Most garages use the same 120-volts AC power found in the home. The power needs of a garage can grow depending on what the garage will be used for. If all you will need the garage for is protecting your car, then you may not need a 220-volt line to the garage. However, if you are planning a workshop or will be using high-power tools that require 220-volts, you will need to wire a 220-volt line to the garage.
Things You'll Need
- Double pole double throw breaker
- 10-3 or 8-3 wire depending on what will be powered
- 220-Volt socket.
- Wire cutters
- Wire strippers
Take one end of the 10-3 or 8-3 wire and strip 1/2 of an inch of insulation off of the red, black, and white wires. Connect the red wire and the black wire to the two bronze terminal connections inside the socket. Then connect the white wire to the common wire terminal and finally, the ground wire to the ground terminal. Cover the receptacle and mount the 220 volt receptacle box on or in the wall.
Run the other end of the wire back to the main power panel. Make sure you secure the wire along its path back to the power panel.
Shut off the power at the main power panel and remove the breaker cover screws and remove the breaker cover. Pick two adjoining slots to place the new double breaker in. Knock out those two slots in the main power panel breaker cover.

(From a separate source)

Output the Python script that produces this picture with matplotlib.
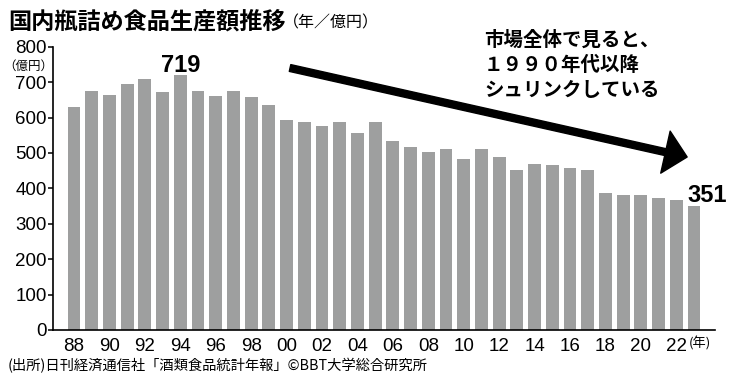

Strip 1/2 of an inch of insulation off of the red, black, and white wires. Connect the white wire and the ground wire to the common bus bar which is usually located to the left and right of the two center power bars. Connect them by using a screwdriver to loosen one of the screws enough so that the bare metal ends of the wire can be inserted through the holes underneath the screws. Then tighten the screws.
Take the red and black wires and insert each wire into a seperate screw terminal on the double pole circuit breaker. Tighten both terminals and plug the breaker into the chosen breaker slots in the power panel. Replace the breaker cover and screws and turn the power back on.